EXERCISE DIRECTIONS → All lines in the records below from the line with "Give me the matplotlib source for this chart." through the line with "edgecolor='none', zorder=-10))" are to be given again exactly, both ends included; the pictures are to be left out.

RECORDS SHOWN →

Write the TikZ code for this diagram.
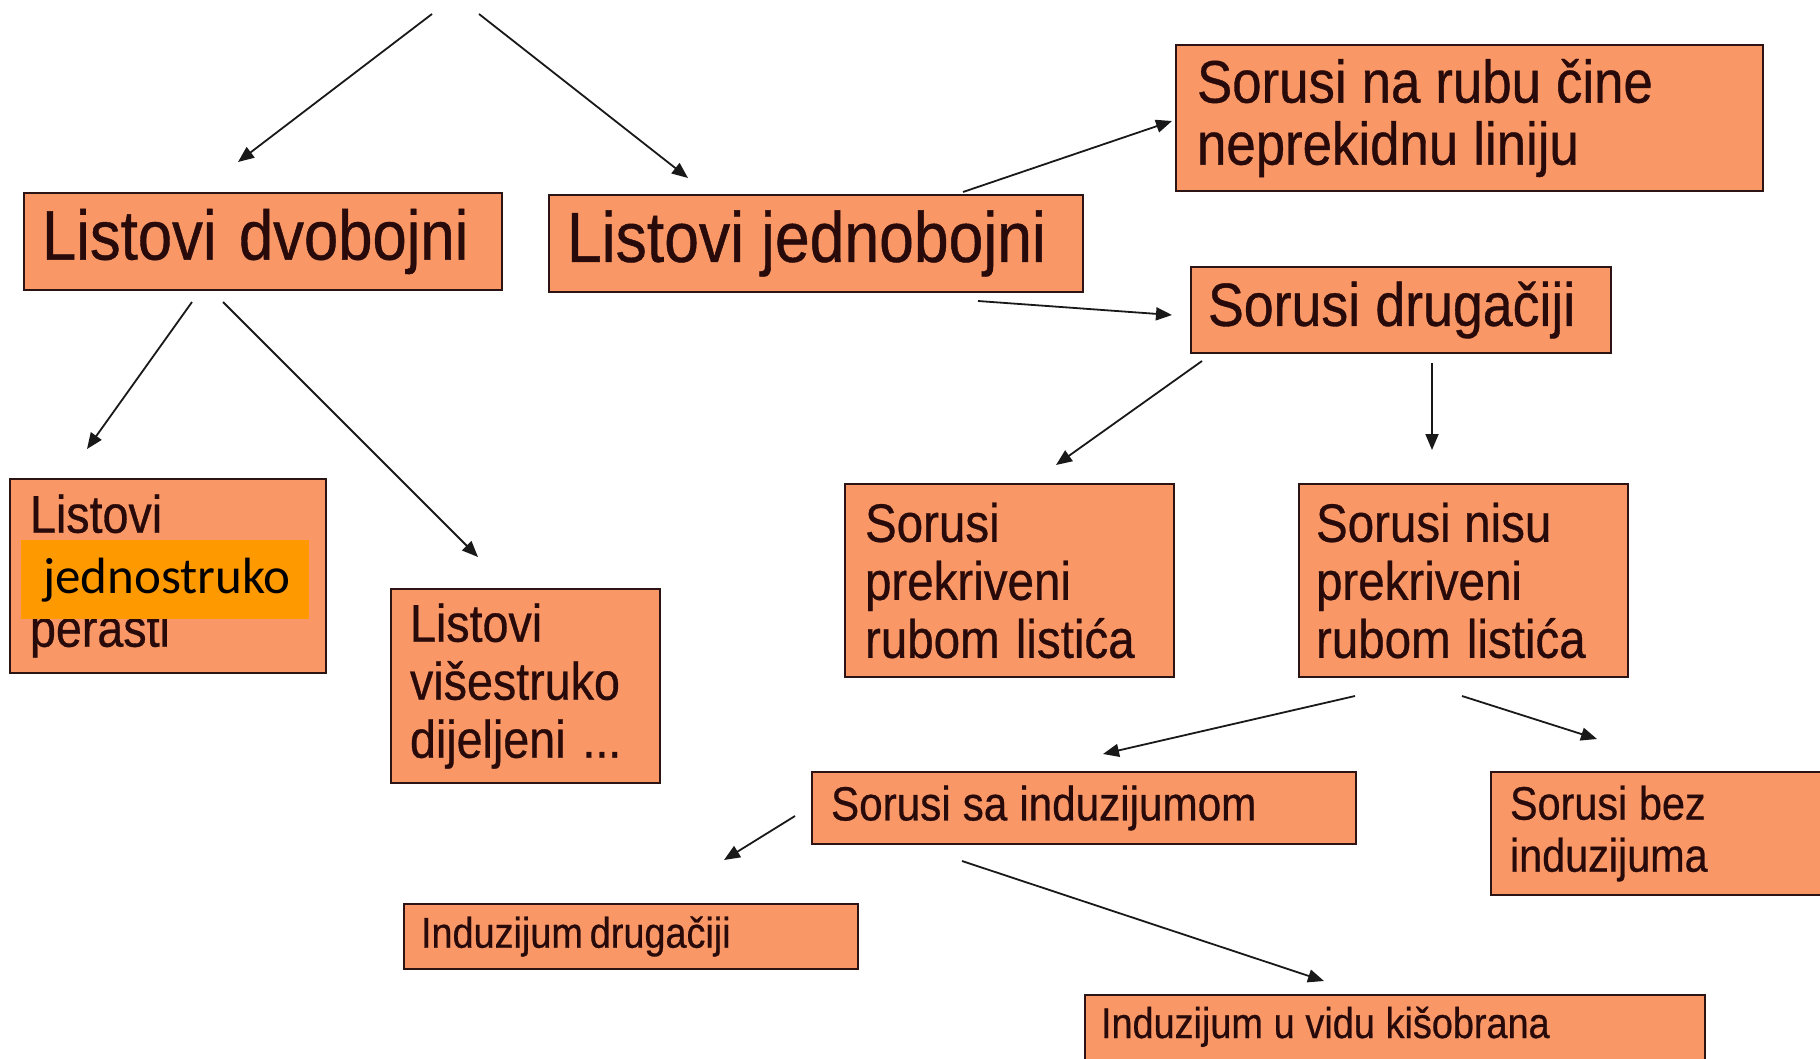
\documentclass[tikz,border=0pt]{standalone}
\usepackage{fontspec}
\setmainfont[FakeStretch=0.88, FakeBold=0.6]{Liberation Sans}
\newfontfamily\calfont{Carlito}
\usetikzlibrary{arrows.meta}
\definecolor{boxc}{RGB}{249,152,102}
\definecolor{overc}{RGB}{255,153,0}
\definecolor{borderc}{RGB}{45,20,20}
\definecolor{textc}{RGB}{40,10,10}
\definecolor{arrc}{RGB}{25,25,25}
\newcommand\myfs[2]{\fontsize{#1}{#2}\selectfont}
\begin{document}
\begin{tikzpicture}[x=1pt,y=-1pt,
  box/.style={draw=borderc, line width=2pt, fill=boxc, anchor=north west,
    inner ysep=0pt, align=left, text=textc,
    execute at begin node={\spaceskip=0.25em\relax}},
  arr/.style={draw=arrc, line width=1.8pt, -{Triangle[length=16pt,width=13pt]}}]
\useasboundingbox (0,0) rectangle (1820,1058);
\fill[white] (0,0) rectangle (1820,1058);
\clip (0,0) rectangle (1820,1058);

% boxes
\node[box, minimum width=478pt, minimum height=97pt, inner xsep=18pt, text width=442pt, font=\myfs{70}{80}] (dvob) at (23,192) {Listovi\hspace{0.32em}dvobojni};
\node[box, minimum width=534pt, minimum height=97pt, inner xsep=18pt, text width=498pt, font=\myfs{71}{80}] (jedn) at (548,194) {Listovi\hspace{0.24em}jednobojni};
\node[box, minimum width=587pt, minimum height=146pt, inner xsep=21pt, text width=545pt, font=\myfs{60}{62}] (rubu) at (1175,44) {Sorusi na rubu čine\\neprekidnu liniju};
\node[box, minimum width=420pt, minimum height=86pt, inner xsep=17pt, text width=386pt, font=\myfs{61}{68}] (drug) at (1190,266) {Sorusi drugačiji};
\node[box, minimum width=316pt, minimum height=194pt, inner xsep=20pt, text width=276pt, font=\myfs{53}{57}] (jednost) at (9,478) {Listovi\\\mbox{}\\perasti};
\node[anchor=north west, fill=overc, minimum width=288pt, minimum height=79pt, inner xsep=22pt, inner ysep=0pt, text width=244pt, align=left, font=\calfont\fontsize{51}{60}\selectfont] (ovl) at (21,540) {\raisebox{-4pt}{jednostruko}};
\node[box, minimum width=269pt, minimum height=194pt, inner xsep=19pt, text width=231pt, font=\myfs{53}{58}] (visestr) at (390,588) {Listovi\\višestruko\\dijeljeni\hspace{0.32em}...};
\node[box, minimum width=329pt, minimum height=193pt, inner xsep=20pt, text width=289pt, font=\myfs{54}{58}] (prekr) at (844,483) {Sorusi\\prekriveni\\rubom\hspace{0.3em}listića};
\node[box, minimum width=329pt, minimum height=193pt, inner xsep=17pt, text width=295pt, font=\myfs{54}{58}] (nisu) at (1298,483) {Sorusi nisu\\prekriveni\\rubom\hspace{0.3em}listića};
\node[box, minimum width=544pt, minimum height=72pt, inner xsep=19pt, text width=506pt, font=\myfs{48}{54}] (sainduz) at (811,771) {Sorusi sa induzijumom};
\node[box, minimum width=360pt, minimum height=123pt, inner xsep=19pt, text width=322pt, font=\myfs{47}{52}] (bezinduz) at (1490,771) {Sorusi bez\\induzijuma};
\node[box, minimum width=454pt, minimum height=65pt, inner xsep=17pt, text width=420pt, font=\myfs{43}{48}] (induzdrug) at (403,903) {Induzijum\hspace{0.16em}drugačiji};
\node[box, minimum width=620pt, inner xsep=16pt, inner ysep=14pt, text width=588pt, text height=29pt, text depth=80pt, font=\myfs{43}{48}] (kisobr) at (1084,994) {Induzijum u vidu kišobrana};

% arrow end points
\coordinate (a1s) at (432,14);  \coordinate (a1e) at (238,162);
\coordinate (a2s) at (479,14);  \coordinate (a2e) at (688,178);
\coordinate (a3s) at (192,302); \coordinate (a3e) at (87,449);
\coordinate (a4s) at (223,302); \coordinate (a4e) at (478,557);
\coordinate (a5s) at (963,192); \coordinate (a5e) at (1172,121);
\coordinate (a6s) at (978,301); \coordinate (a6e) at (1172,315);
\coordinate (a7s) at (1202,361); \coordinate (a7e) at (1056,465);
\coordinate (a8s) at (1432,363); \coordinate (a8e) at (1432,450);
\coordinate (a9s) at (1355,696); \coordinate (a9e) at (1103,754);
\coordinate (a10s) at (1462,696); \coordinate (a10e) at (1597,739);
\coordinate (a11s) at (795,816); \coordinate (a11e) at (724,860);
\coordinate (a12s) at (962,861); \coordinate (a12e) at (1324,981);

\draw[arr] (a1s) -- (a1e);
\draw[arr] (a2s) -- (a2e);
\draw[arr] (a3s) -- (a3e);
\draw[arr] (a4s) -- (a4e);
\draw[arr] (a5s) -- (a5e);
\draw[arr] (a6s) -- (a6e);
\draw[arr] (a7s) -- (a7e);
\draw[arr] (a8s) -- (a8e);
\draw[arr] (a9s) -- (a9e);
\draw[arr] (a10s) -- (a10e);
\draw[arr] (a11s) -- (a11e);
\draw[arr] (a12s) -- (a12e);
\end{tikzpicture}
\end{document}
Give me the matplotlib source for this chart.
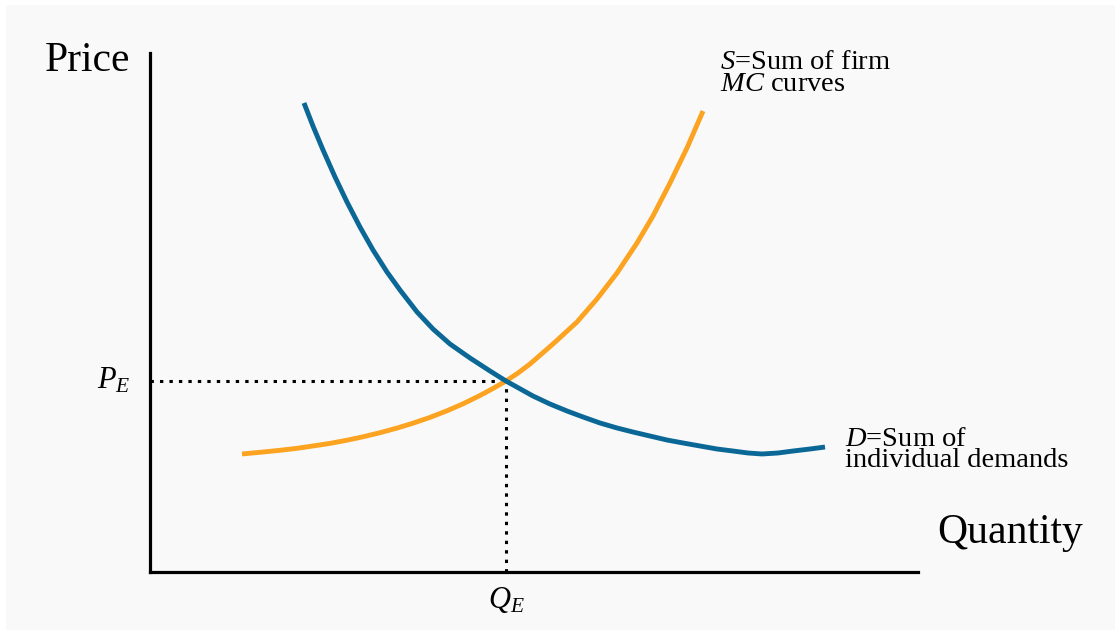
import matplotlib
matplotlib.use("Agg")
import matplotlib.pyplot as plt
from matplotlib.patches import Rectangle

plt.rcParams['font.family'] = ['Liberation Serif', 'DejaVu Serif']
plt.rcParams['mathtext.fontset'] = 'custom'
plt.rcParams['mathtext.rm'] = 'Liberation Serif'
plt.rcParams['mathtext.it'] = 'Liberation Serif:italic'

# Demand curve (quantity, price)
demand_q = [2.005, 2.122, 2.253, 2.409, 2.565, 2.734, 2.904, 3.086, 3.255, 3.477,
            3.685, 3.906, 4.167, 4.427, 4.635, 4.987, 5.208, 5.430, 5.638, 5.859,
            6.081, 6.289, 6.510, 6.732, 6.940, 7.161, 7.383, 7.591, 7.786, 7.969,
            8.177, 8.372, 8.594, 8.789]
demand_p = [9.037, 8.593, 8.131, 7.611, 7.129, 6.647, 6.204, 5.780, 5.434, 5.010,
            4.682, 4.393, 4.123, 3.873, 3.680, 3.391, 3.237, 3.102, 2.987, 2.871,
            2.775, 2.697, 2.620, 2.543, 2.486, 2.428, 2.370, 2.331, 2.293, 2.274,
            2.293, 2.331, 2.370, 2.408]

# Supply curve (quantity, price)
supply_q = [1.198, 1.445, 1.693, 1.914, 2.122, 2.344, 2.565, 2.773, 2.995, 3.216,
            3.424, 3.646, 3.867, 4.076, 4.297, 4.466, 4.635, 4.792, 4.948, 5.247,
            5.560, 5.820, 6.081, 6.341, 6.549, 6.771, 6.992, 7.201]
supply_p = [2.274, 2.308, 2.345, 2.383, 2.428, 2.478, 2.539, 2.605, 2.684, 2.773,
            2.867, 2.979, 3.106, 3.241, 3.401, 3.536, 3.680, 3.834, 4.008, 4.393,
            4.817, 5.260, 5.761, 6.339, 6.859, 7.495, 8.170, 8.882]

q_eq = 4.635
p_eq = 3.680

blue = '#0b6896'
orange = '#fca321'

fig = plt.figure(figsize=(11.15, 6.39), dpi=100, facecolor='white')
fig.patches.append(Rectangle((6 / 1115, 9 / 639), 1 - 6 / 1115, 1 - 14 / 639,
                             transform=fig.transFigure, facecolor='#f9f9f9',
                             edgecolor='none', zorder=-10))

ax = fig.add_axes([150 / 1115, 67 / 639, 768 / 1115, 519 / 639])
ax.set_facecolor('none')
ax.set_xlim(0, 10)
ax.set_ylim(0, 10)
for s in ['top', 'right']:
    ax.spines[s].set_visible(False)
for s in ['left', 'bottom']:
    ax.spines[s].set_linewidth(2.3)
    ax.spines[s].set_color('black')
ax.set_xticks([])
ax.set_yticks([])

ax.plot(demand_q, demand_p, color=blue, lw=3.5, solid_capstyle='butt',
        solid_joinstyle='round', zorder=3)
ax.plot(supply_q, supply_p, color=orange, lw=3.5, solid_capstyle='butt',
        solid_joinstyle='round', zorder=2)

ax.plot([0, q_eq], [p_eq, p_eq], color='black', lw=2.2, linestyle=(0, (1.1, 2.0)), zorder=1)
ax.plot([q_eq, q_eq], [0, p_eq], color='black', lw=2.2, linestyle=(0, (1.1, 2.0)), zorder=1)

ax.text(-1.37, 9.65, 'Price', fontsize=30, ha='left', va='baseline', clip_on=False)
ax.text(10.25, 0.56, 'Quantity', fontsize=30, ha='left', va='baseline', clip_on=False)

ax.text(7.42, 9.27, '$S$=Sum of firm\n$MC$ curves', fontsize=20.5, ha='left',
        va='baseline', linespacing=0.82, clip_on=False)

ax.text(9.05, 2.02, '$D$=Sum of\nindividual demands', fontsize=20.5, ha='left',
        va='baseline', linespacing=0.82, clip_on=False)

ax.text(-0.26, 3.53, r'$P_E$', fontsize=22, ha='right', va='baseline', clip_on=False)
ax.text(q_eq, -0.69, r'$Q_E$', fontsize=22, ha='center', va='baseline', clip_on=False)

fig.savefig('out.png', dpi=100, facecolor=fig.get_facecolor())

SOLUTION TO THE PROBLEM →
Give me the matplotlib source for this chart.
import matplotlib
matplotlib.use("Agg")
import matplotlib.pyplot as plt
from matplotlib.patches import Rectangle

plt.rcParams['font.family'] = ['Liberation Serif', 'DejaVu Serif']
plt.rcParams['mathtext.fontset'] = 'custom'
plt.rcParams['mathtext.rm'] = 'Liberation Serif'
plt.rcParams['mathtext.it'] = 'Liberation Serif:italic'

# Demand curve (quantity, price)
demand_q = [2.005, 2.122, 2.253, 2.409, 2.565, 2.734, 2.904, 3.086, 3.255, 3.477,
            3.685, 3.906, 4.167, 4.427, 4.635, 4.987, 5.208, 5.430, 5.638, 5.859,
            6.081, 6.289, 6.510, 6.732, 6.940, 7.161, 7.383, 7.591, 7.786, 7.969,
            8.177, 8.372, 8.594, 8.789]
demand_p = [9.037, 8.593, 8.131, 7.611, 7.129, 6.647, 6.204, 5.780, 5.434, 5.010,
            4.682, 4.393, 4.123, 3.873, 3.680, 3.391, 3.237, 3.102, 2.987, 2.871,
            2.775, 2.697, 2.620, 2.543, 2.486, 2.428, 2.370, 2.331, 2.293, 2.274,
            2.293, 2.331, 2.370, 2.408]

# Supply curve (quantity, price)
supply_q = [1.198, 1.445, 1.693, 1.914, 2.122, 2.344, 2.565, 2.773, 2.995, 3.216,
            3.424, 3.646, 3.867, 4.076, 4.297, 4.466, 4.635, 4.792, 4.948, 5.247,
            5.560, 5.820, 6.081, 6.341, 6.549, 6.771, 6.992, 7.201]
supply_p = [2.274, 2.308, 2.345, 2.383, 2.428, 2.478, 2.539, 2.605, 2.684, 2.773,
            2.867, 2.979, 3.106, 3.241, 3.401, 3.536, 3.680, 3.834, 4.008, 4.393,
            4.817, 5.260, 5.761, 6.339, 6.859, 7.495, 8.170, 8.882]

q_eq = 4.635
p_eq = 3.680

blue = '#0b6896'
orange = '#fca321'

fig = plt.figure(figsize=(11.15, 6.39), dpi=100, facecolor='white')
fig.patches.append(Rectangle((6 / 1115, 9 / 639), 1 - 6 / 1115, 1 - 14 / 639,
                             transform=fig.transFigure, facecolor='#f9f9f9',
                             edgecolor='none', zorder=-10))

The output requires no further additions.